From this foundation, the lecture moved to the challenges of writing in a world marked by the loss of abundance in nature. A simple example was given of driving at night through the countryside – or anywhere outside the suburban sprawl – when the windscreen would soon be choked up with moths and the like. Or the movement en masse of Sydney fruit bats over the city skyline at night. Both examples, which were commonplace, are now relatively rare. Some writers in this field maintain that we are going through the sixth great extinction, a time of rapid loss of species that is unprecedented.

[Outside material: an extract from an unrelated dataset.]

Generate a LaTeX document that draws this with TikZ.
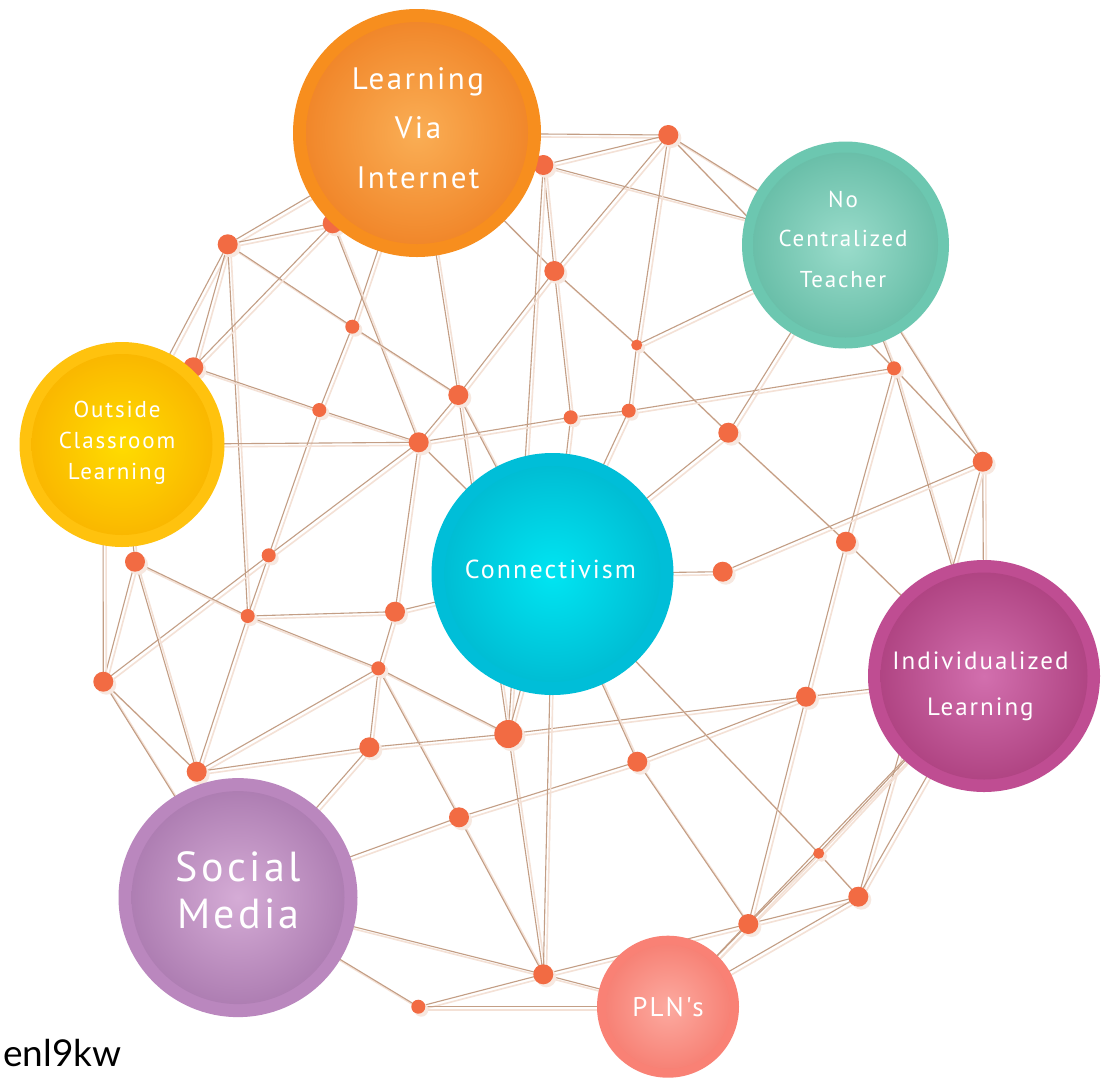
\documentclass[tikz,border=0pt]{standalone}
\usepackage{fontspec}
\setmainfont{PT Sans}
\newfontfamily\labfont[LetterSpace=8]{PT Sans}
\newfontfamily\tagfont{Lato}
\usetikzlibrary{shadows}
\pgfdeclarelayer{links}
\pgfdeclarelayer{balls}
\pgfsetlayers{links,main,balls}

\definecolor{edgec}{HTML}{C39E85}
\definecolor{edgesh}{HTML}{F4E1D6}
\definecolor{dotc}{HTML}{F26B43}
\definecolor{dotsh}{HTML}{F7E8E0}
\definecolor{lviR}{HTML}{F78E1E}\definecolor{lviA}{HTML}{FAAE55}\definecolor{lviB}{HTML}{E86000}
\definecolor{nctR}{HTML}{6CC7B0}\definecolor{nctA}{HTML}{9ADCCB}\definecolor{nctB}{HTML}{3AA287}
\definecolor{oclR}{HTML}{FFC20E}\definecolor{oclA}{HTML}{FFDC00}\definecolor{oclB}{HTML}{F59300}
\definecolor{conR}{HTML}{00BED8}\definecolor{conA}{HTML}{00E5F2}\definecolor{conB}{HTML}{0096B6}
\definecolor{ilR}{HTML}{BF4D92}\definecolor{ilA}{HTML}{D26FAE}\definecolor{ilB}{HTML}{8E1A58}
\definecolor{smR}{HTML}{BA87BE}\definecolor{smA}{HTML}{D5ACD6}\definecolor{smB}{HTML}{87508F}
\definecolor{plnR}{HTML}{F98175}\definecolor{plnA}{HTML}{FCAAA0}\definecolor{plnB}{HTML}{F25A4C}

\pgfdeclareradialshading{lviS}{\pgfpoint{0bp}{0bp}}{color(0bp)=(lviA); color(50bp)=(lviB)}
\pgfdeclareradialshading{nctS}{\pgfpoint{0bp}{0bp}}{color(0bp)=(nctA); color(50bp)=(nctB)}
\pgfdeclareradialshading{oclS}{\pgfpoint{0bp}{0bp}}{color(0bp)=(oclA); color(50bp)=(oclB)}
\pgfdeclareradialshading{conS}{\pgfpoint{0bp}{0bp}}{color(0bp)=(conA); color(50bp)=(conB)}
\pgfdeclareradialshading{ilS}{\pgfpoint{0bp}{0bp}}{color(0bp)=(ilA); color(50bp)=(ilB)}
\pgfdeclareradialshading{smS}{\pgfpoint{0bp}{0bp}}{color(0bp)=(smA); color(50bp)=(smB)}
\pgfdeclareradialshading{plnS}{\pgfpoint{0bp}{0bp}}{color(0bp)=(plnA); color(50bp)=(plnB)}

\tikzset{
  ring/.style={circle, inner sep=0pt, draw=none},
  disc/.style={circle, inner sep=0pt, draw=none},
  lab/.style={text=white, inner sep=0pt, anchor=base},
  dot/.style={circle, fill=dotc, inner sep=0pt, draw=none, minimum size=20pt,
    drop shadow={shadow xshift=3pt, shadow yshift=-3pt, fill=dotsh, opacity=1}},
  sdot/.style={dot, minimum size=14pt},
  xsdot/.style={dot, minimum size=11pt},
  edgeln/.style={draw=edgec, line width=1.1pt},
  shadowln/.style={draw=edgesh, line width=1.6pt},
}

\begin{document}
\begin{tikzpicture}[x=1pt,y=-1pt]
\useasboundingbox (0,0) rectangle (1106,1077);

% small dots
\node[dot]   (d1)  at (227.7,244.3) {};
\node[dot]   (d2)  at (332.7,223.3) {};
\node[dot]   (d3)  at (543.3,165) {};
\node[dot]   (d4)  at (668.3,135) {};
\node[dot]   (d5)  at (554.3,271) {};
\node[sdot]  (d6)  at (352.3,326.7) {};
\node[dot]   (d7)  at (193.3,367.3) {};
\node[dot]   (d8)  at (458.3,395) {};
\node[sdot]  (d9)  at (319.3,410) {};
\node[dot]   (d10) at (418.7,442.3) {};
\node[xsdot] (d11) at (636.7,345) {};
\node[sdot]  (d12) at (570.7,417.3) {};
\node[sdot]  (d13) at (628.7,410.7) {};
\node[dot]   (d14) at (728.3,432.7) {};
\node[sdot]  (d15) at (894,368.3) {};
\node[dot]   (d16) at (982.7,461.7) {};
\node[dot]   (d17) at (846,541.7) {};
\node[dot]   (d18) at (722.7,571.7) {};
\node[dot]   (d19) at (135,561.7) {};
\node[sdot]  (d20) at (268.7,555.3) {};
\node[sdot]  (d21) at (247.7,616) {};
\node[dot]   (d22) at (395,611.7) {};
\node[dot]   (d23) at (103.3,681.7) {};
\node[sdot]  (d24) at (378.3,668.3) {};
\node[dot, minimum size=28pt] (d25) at (508.3,734) {};
\node[dot]   (d26) at (369.3,747.3) {};
\node[dot]   (d27) at (196.7,771.7) {};
\node[dot]   (d28) at (459,817.3) {};
\node[dot]   (d29) at (637.3,761.7) {};
\node[dot]   (d30) at (806,696.7) {};
\node[xsdot] (d31) at (818.7,853.3) {};
\node[dot]   (d32) at (858.3,896.7) {};
\node[dot]   (d33) at (748.3,924) {};
\node[dot]   (d34) at (543.3,974.3) {};
\node[sdot]  (d35) at (418.3,1006.7) {};

\node[font=\tagfont\fontsize{37}{37}\selectfont, anchor=base west, inner sep=0pt] (tag) at (3,1066) {enl9kw};

% big circles
\begin{pgfonlayer}{balls}
\node[ring, fill=lviR, minimum size=248pt] (lvi) at (417,133) {};
\node[disc, shading=lviS, minimum size=222pt] (lviD) at (lvi.center) {};
\node[ring, fill=nctR, minimum size=207pt] (nct) at (845.5,245) {};
\node[disc, shading=nctS, minimum size=185pt] (nctD) at (nct.center) {};
\node[ring, fill=oclR, minimum size=205pt] (ocl) at (122,444.5) {};
\node[disc, shading=oclS, minimum size=181pt] (oclD) at (ocl.center) {};
\node[ring, fill=conR, minimum size=242pt] (con) at (552.5,574) {};
\node[disc, shading=conS, minimum size=216pt] (conD) at (con.center) {};
\node[ring, fill=ilR, minimum size=232pt] (il) at (984,676) {};
\node[disc, shading=ilS, minimum size=207pt] (ilD) at (il.center) {};
\node[ring, fill=smR, minimum size=239pt] (sm) at (238,897.6) {};
\node[disc, shading=smS, minimum size=213pt] (smD) at (sm.center) {};
\node[ring, fill=plnR, minimum size=142pt] (pln) at (668,1006.7) {};
\node[disc, shading=plnS, minimum size=124pt] (plnD) at (pln.center) {};

\tikzset{lviF/.style={font=\labfont\fontsize{31}{31}\selectfont},
  nctF/.style={font=\labfont\fontsize{23}{23}\selectfont},
  oclF/.style={font=\labfont\fontsize{23}{23}\selectfont},
  conF/.style={font=\labfont\fontsize{26}{26}\selectfont},
  ilF/.style={font=\labfont\fontsize{25}{25}\selectfont},
  smF/.style={font=\labfont\fontsize{42}{42}\selectfont},
  plnF/.style={font=\labfont\fontsize{27}{27}\selectfont}}
\node[lab, lviF] (lviT1) at (418,89.7) {Learning};
\node[lab, lviF] (lviT2) at (418,138) {Via};
\node[lab, lviF] (lviT3) at (418,188) {Internet};
\node[lab, nctF] (nctT1) at (843,207) {No};
\node[lab, nctF] (nctT2) at (843,246.6) {Centralized};
\node[lab, nctF] (nctT3) at (843,287) {Teacher};
\node[lab, oclF] (oclT1) at (117,417) {Outside};
\node[lab, oclF] (oclT2) at (117,448) {Classroom};
\node[lab, oclF] (oclT3) at (117,479) {Learning};
\node[lab, conF] (conT1) at (550.5,578) {Connectivism};
\node[lab, ilF] (ilT1) at (980.4,669) {Individualized};
\node[lab, ilF] (ilT2) at (980.4,715.4) {Learning};
\node[lab, smF] (smT1) at (238.4,881.6) {Social};
\node[lab, smF] (smT2) at (238.4,928.5) {Media};
\node[lab, plnF] (plnT1) at (668,1016.6) {PLN's};
\end{pgfonlayer}

% connectors
\begin{pgfonlayer}{links}
\fill[white] (0,0) rectangle (1106,1077);
\foreach \a/\b in {lvi/d1, lvi/d4, lvi/d5, lvi/d6, lvi/d8, lvi/d2, lvi/d3,
  d1/d2, d1/ocl, d1/d7, d1/d21, d1/d6,
  d2/d7, d2/d10,
  d3/d4, d3/nct, d3/d5, d5/d12, d3/d25,
  d4/nct, d4/d15, d4/d11, d11/d13, d4/d5, d5/d8,
  d5/d11, d11/d14, d14/d17, d17/il,
  d6/d8, d6/d9, d7/d9, d9/d10,
  d9/d20, d20/d21, d21/d27,
  d8/d10, d8/con, d8/d25,
  d10/ocl, d10/d12, d12/d13, d13/d15,
  d10/d20, d20/d23,
  d10/d22, d22/d24, d24/d26, d26/sm,
  d10/con, d11/nct, d12/con, d13/con,
  d14/nct, d14/con,
  d15/nct, d15/d17, d15/il, d15/d16,
  d16/nct, d16/il, d16/d18, d18/con, d16/d32,
  d17/d30, d30/d33,
  d19/ocl, d19/d23, d19/d27, d19/d21, d21/d24, d24/d25,
  d21/d22, d22/con,
  d23/d27, d23/sm,
  d24/d27, d24/d28, d28/d34,
  d27/d26, d26/d25, d25/d30, d30/il,
  d25/con, d25/d34,
  sm/d28, d28/d29, d29/d30,
  d29/con, d29/d33,
  con/d31, d31/d32, d33/d31, d31/il,
  d32/il, d32/d33, d32/pln,
  d33/pln, d34/d33,
  d34/con, d34/sm, d34/d35, d34/pln,
  d35/sm, d35/pln, il/pln} {
  \draw[shadowln] ([shift={(3,3)}]\a.center) -- ([shift={(3,3)}]\b.center);
  \draw[edgeln] (\a.center) -- (\b.center);
}
\draw[shadowln] ([shift={(3,3)}]d23.center) -- ([shift={(-16,3)}]ocl.center);
\draw[edgeln] (d23.center) -- ([shift={(-19,0)}]ocl.center);
\end{pgfonlayer}
\end{tikzpicture}
\end{document}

I was interested by the idea that we are indirectly impacted by the kind of animals and plants that surround us, yet it is hard to know what you haven’t seen. This in turn could lead to environmental generational amnesia, where elements of the natural world are entirely lost or become so rare as to no longer be on the human peripheral. There is now a term for the psychological distress caused by such significant environmental shifts – solastalgia.

But what can writers do in such a period of change and uncertainty? Falconer urged writers to tell the story. Use autobiography to look back and understand what has changed. Make it uncomfortable. And think ahead to the future.